Whether you’re just starting out or an experienced caravanner, there’s always plenty to learn. Below you will find a list of FAQ’s and definitions that might help answer that burning question you’ve been thinking about.
- TARE – The weight of the caravan at the completion of the build process; empty of water, gas, food and personal belongings. FIXED NUMBER
- ATM – The total maximum permissible weight of the entire caravan after loading your water, gas, food and personal belongings. FIXED NUMBER
- PAYLOAD – The ATM minus the Tare, ie, the amount of weight permissible to load into the van. This is made up of water, gas, food and personal belongings. Commonly 400kg for tandem axle vans, 300kg for single axle vans. FIXED NUMBER
- Tow Ball Weight – The down-force exerted through the tow hitch onto the towball of the towing vehicle. This weight will vary depending on how the van is loaded. VARIABLE DEPENDING ON LOAD
For a detailed and clear explanation of ALL weights relevant to the tow vehicle and caravan, please CLICK HERE!
- On-Road – Mainly suitable for bitumen travel with some light unsealed roads. Usually signified by a 4” Chassis, 14” Wheels, 185R14C Tyres, Roller-Rocker Suspension
- Semi-OffRoad – Suitable for medium-duty travel on unsealed roads. Usually signified by a 6” Chassis, 15” Wheels, 235/75R15 LT Tyres, Roller-Rocker Suspension. Will usually have solar panels and batteries for Off-Grid camping.
- Full-OffRoad –What is an off road caravan? Well, is there really such a thing to start with?Most caravans are made from a combination of timber, aluminium and/or fibreglass cabins atop a steel chassis . Is any combination of these cabin materials REALLY suitable for rough, off road use though? In my opinion, no.
When many of my customers say ‘off road’ what they’re really alluding to is ‘off-grid’, ie: 12v ready with solar panels and batteries, hot water and cooking via gas and a reasonably sturdy cabin on a solid chassis. This is VERY achievable in many caravan formats. But in my opinion, not truly off road. This combination allows travelers to camp away from caravan parks, in national parks, off the bitumen and down reasonable unsealed roads.
For the traveler looking to get right off the beaten track, head along ungraded paths, rocky tracks and through rivers and gullies, I’d be setting my eyes more on a camper trailer or modern hybrid camper/pop-top.
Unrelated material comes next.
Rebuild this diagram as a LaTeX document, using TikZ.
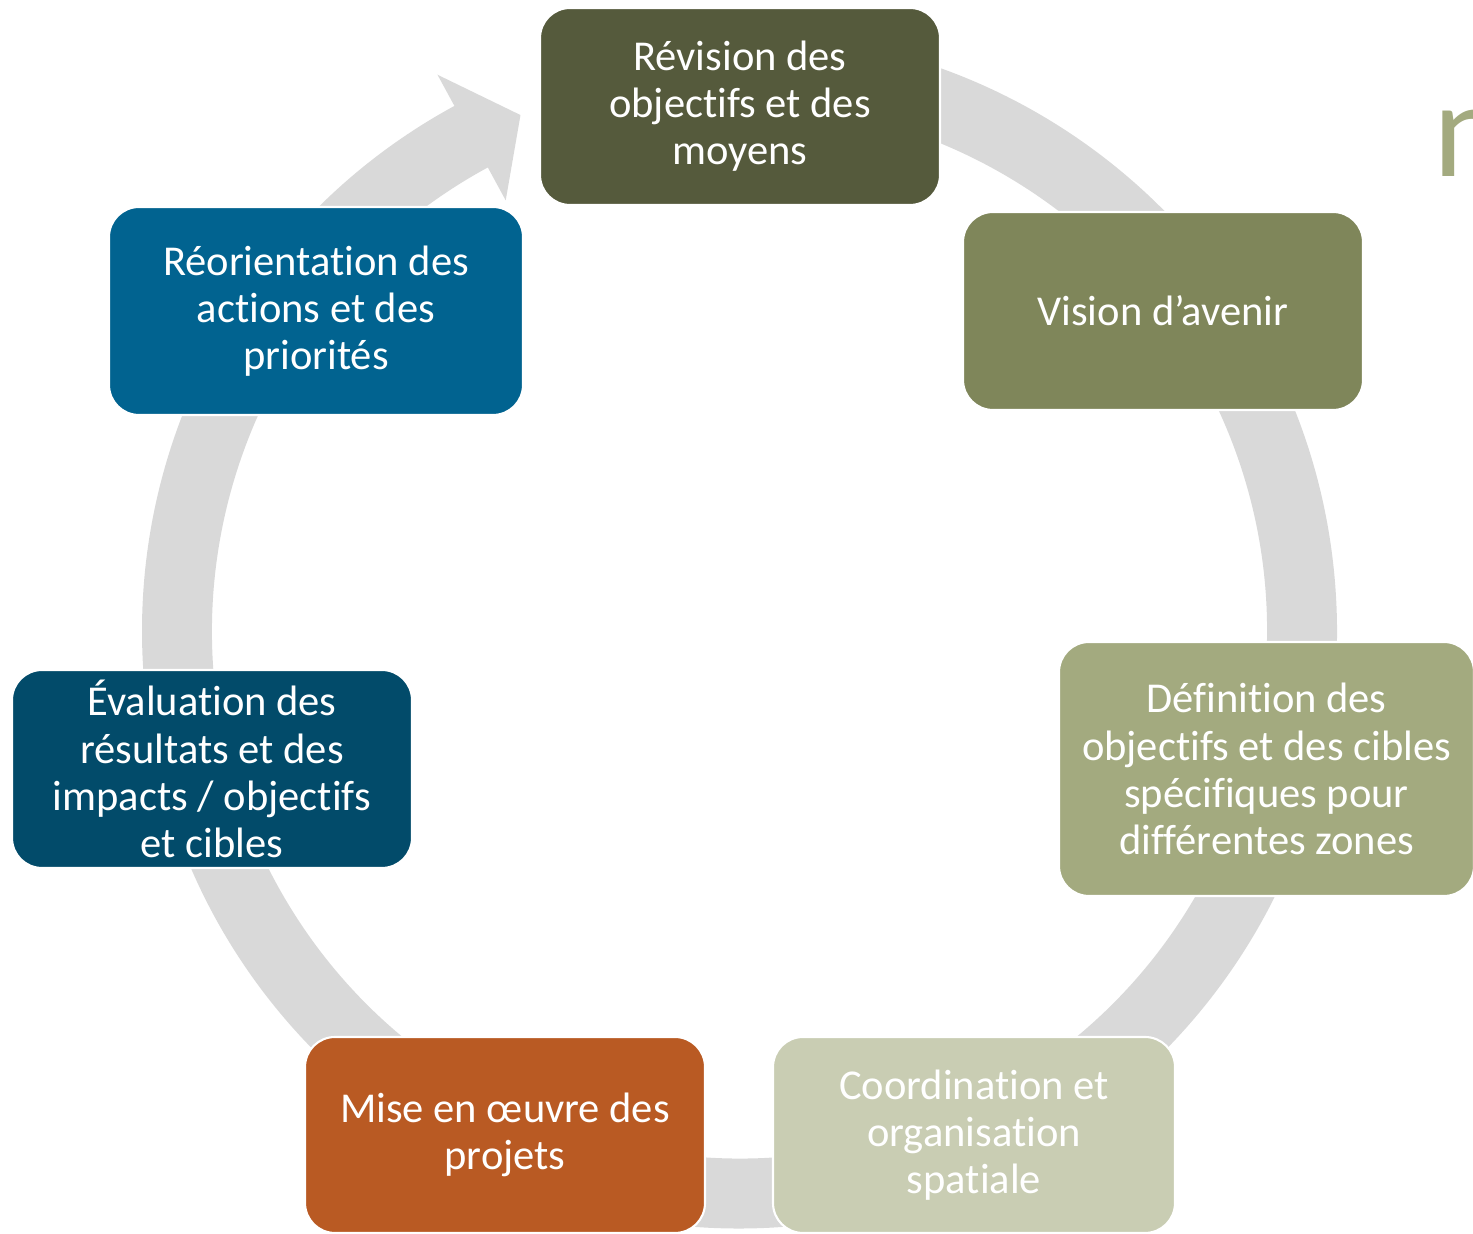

These are generally constructed with a lot more steel components, giving a lot more strength.
Campers That Are Generally Considered Off-Road Are Usually Signified by a 6” Chassis with Riser, 16” Wheels, 270/75R16 LT Tyres, Independent Suspension, Solar Panels, Batteries and Reinforced Fittings.
Where are caravans measured from? The measurement SWRV Centre adheres to in describing a caravan’s size is the External Body Length, NOT INCLUDING the A-Frame or Rear Bumper.
What are Electric Brakes? Most modern caravans have an electronic braking system that feeds through the trailer plug. To operate this you need an ELECTRONIC BRAKE CONTROL UNIT fitted to your vehicle. This regulates the amount of power put through to the caravan brakes. An auto-electrician can supply and fit this to your vehicle.
Do I need Stabiliser Bars? Stabiliser Bars or Sway Bars are common names for what is technically called a WEIGHT DISTRIBUTION KIT. Whether you need one or not depends on your individual vehicle and caravan combination. When you connect the van to the back of the car, if they both point downwards, you probably need a WEIGHT DISTRIBUTION KIT. This re-distributes the weight to the front wheels of the tow vehicle, giving a level towing system for safer towing.